Mini Strawberry Cinnamon Twist Knots
Serves: 16
For the Knots
  • 3 C bread flour
  • 2½ tbsp sugar
  • ¾ tsp salt
  • 2¼ tsp Platinum Red Star Yeast or active dry yeast
  • 1 egg, room temperature
  • 2 tbsp butter, melted and cooled
  • 1 C non-fat milk, warmed to 120-130 degrees F
For the Filling
  • 1½ C strawberries, chopped
  • 1½ tbsp sugar
  • 3 tbsp butter, softened
  • 2 tsp cinnamon
For the Glaze
  • 2 tbsp sugar
  • 1 tbsp water
  • 1 tsp honey
For the Drizzle
  • ¾ C confectioner's sugar
  • 2 tsp milk
  1. In the bowl of a stand mixer, beat together 2 C flour, sugar, salt, and yeast. Add in eggs, butter, and milk. Beat until just starting to combine. Add in remaining cup of flour.
  2. Replace paddle with dough hook and knead for 5 minutes or until dough is smooth and starts to pull away from the edge of the bowl. Dough will be soft and somewhat sticky.
  3. Transfer dough to a large bowl that has been greased. Roll dough around bowl to coat. Cover with a clean towel and allow to rise until doubled in size, about 45 minutes.
  4. While dough is rising, prepare strawberry filling. Combine strawberries and sugar in a small saucepan over medium heat. Bring mixture to a boil. Reduce heat to medium-low and simmer for 20-30 minutes or until strawberries soften and mixture thickens. Remove from heat and allow to cool.
  5. Turn dough out onto floured surface and punch down. Roll out into an approximate 16x8 inch rectangle. Spread dough with softened butter. Sprinkle with cinnamon and spread strawberry mixture over the top.
  6. Gently fold dough in half width wise. Cut dough into 16 strips. Twist each strip and tie into a knot.
  7. Place knots on a parchment paper lined baking sheet or a non-stick cooking sprayed baking sheet. You can either bake them right away or let them rise for another 20 minutes or until puffed.
  8. Preheat oven to 375.
  9. Bake knots for 8-10 minutes or until knots just start to turn golden brown.
  10. When the knots are almost done baking, begin preparing glaze.
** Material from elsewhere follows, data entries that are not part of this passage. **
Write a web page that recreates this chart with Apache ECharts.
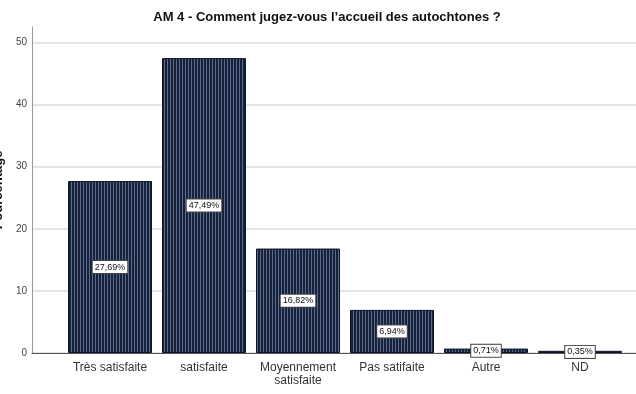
<!DOCTYPE html>
<html>
<head>
<meta charset="utf-8">
<script src="https://cdn.jsdelivr.net/npm/echarts@6/dist/echarts.min.js"></script>
<style>
html,body{margin:0;padding:0;background:#fff;}
#c{width:636px;height:394px;}
</style>
</head>
<body>
<div id="c"></div>
<script>
var titleText = "AM 4 - Comment jugez-vous l\u2019accueil des autochtones ?";
var yAxisName = "Pourcentage";
var categories = ["Très satisfaite", "satisfaite", "Moyennement\nsatisfaite", "Pas satifaite", "Autre", "ND"];
var percentages = [27.69, 47.49, 16.82, 6.94, 0.71, 0.35];
var yTicks = [0, 10, 20, 30, 40, 50];

var cv = document.createElement('canvas');
cv.width = 3; cv.height = 4;
var cx = cv.getContext('2d');
cx.fillStyle = '#16223b';
cx.fillRect(0, 0, 3, 4);
cx.fillStyle = '#5a6a88';
cx.fillRect(2, 0, 1, 4);

var chart = echarts.init(document.getElementById('c'), null, {renderer: 'canvas'});
var yMax = 52.5;
var option = {
  animation: false,
  backgroundColor: '#fff',
  title: {
    text: titleText,
    left: 322,
    textAlign: 'center',
    top: 6,
    textStyle: {fontFamily: 'Liberation Sans, Arial, sans-serif', fontSize: 13, fontWeight: 'bold', color: '#111'}
  },
  grid: [
    {left: 32, right: 0, top: 27, bottom: 41, containLabel: false, outerBoundsMode: 'none'},
    {left: 63, right: 9, top: 27, bottom: 41, containLabel: false, outerBoundsMode: 'none'}
  ],
  xAxis: [
    {gridIndex: 0, type: 'value', min: 0, max: 1, axisLabel: {show: false}, axisTick: {show: false}, splitLine: {show: false},
     axisLine: {show: true, onZero: false, lineStyle: {color: '#555', width: 1}}},
    {gridIndex: 1, type: 'category', data: categories, axisLine: {show: false}, axisTick: {show: false},
     axisLabel: {margin: 8, fontFamily: 'Liberation Sans, Arial, sans-serif', fontSize: 12, color: '#333', lineHeight: 13, interval: 0}}
  ],
  yAxis: [
    {gridIndex: 0, type: 'value', min: 0, max: yMax, interval: 10,
     name: yAxisName, nameLocation: 'middle', nameGap: 24, nameRotate: 90,
     nameTextStyle: {fontFamily: 'Liberation Sans, Arial, sans-serif', fontSize: 13, fontWeight: 'bold', color: '#111'},
     axisLine: {show: true, lineStyle: {color: '#999', width: 1}},
     axisTick: {show: false},
     axisLabel: {margin: 5, fontFamily: 'Liberation Sans, Arial, sans-serif', fontSize: 10, color: '#444', showMaxLabel: false,
       formatter: function (v) { return yTicks.indexOf(v) >= 0 ? String(v) : ''; }},
     splitLine: {show: true, showMaxLine: false, lineStyle: {color: '#dcdcdc', width: 1.5}}
    },
    {gridIndex: 1, type: 'value', min: 0, max: yMax, show: false, splitLine: {show: false}}
  ],
  series: [{
    type: 'bar',
    xAxisIndex: 1, yAxisIndex: 1,
    data: percentages,
    barWidth: 84,
    itemStyle: {color: {image: cv, repeat: 'repeat'}, borderColor: '#0d1526', borderWidth: 1},
    label: {
      show: true, position: 'inside',
      formatter: function (p) { return p.value.toFixed(2).replace('.', ',') + '%'; },
      fontFamily: 'Liberation Sans, Arial, sans-serif', fontSize: 9, color: '#111',
      backgroundColor: '#fff', borderColor: '#444', borderWidth: 1, padding: [2, 2, 1, 2]
    }
  }]
};
chart.setOption(option);
</script>
</body>
</html>
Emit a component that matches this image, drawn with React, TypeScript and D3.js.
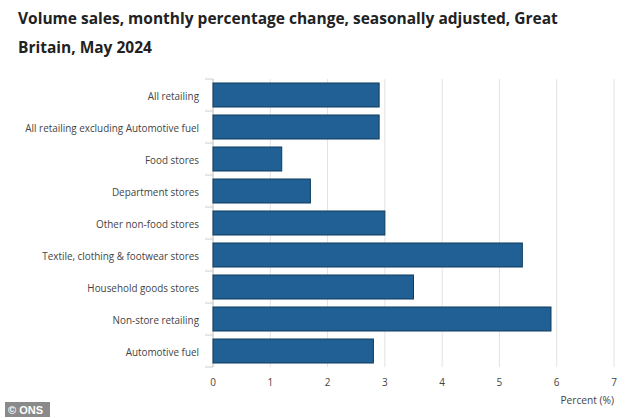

Stir together sugar, water, and honey in a small saucepan. Bring to a boil over medium heat. Reduce heat to medium-low and allow to simmer for 3 minutes or until mixture just starts to reduce. Remove from heat and cool.
  11. Brush glaze over the freshly baked knots.
  12. Stir together confectioner's sugar and milk until smooth. Drizzle glaze over warm knots. Allow glaze to harden and serve.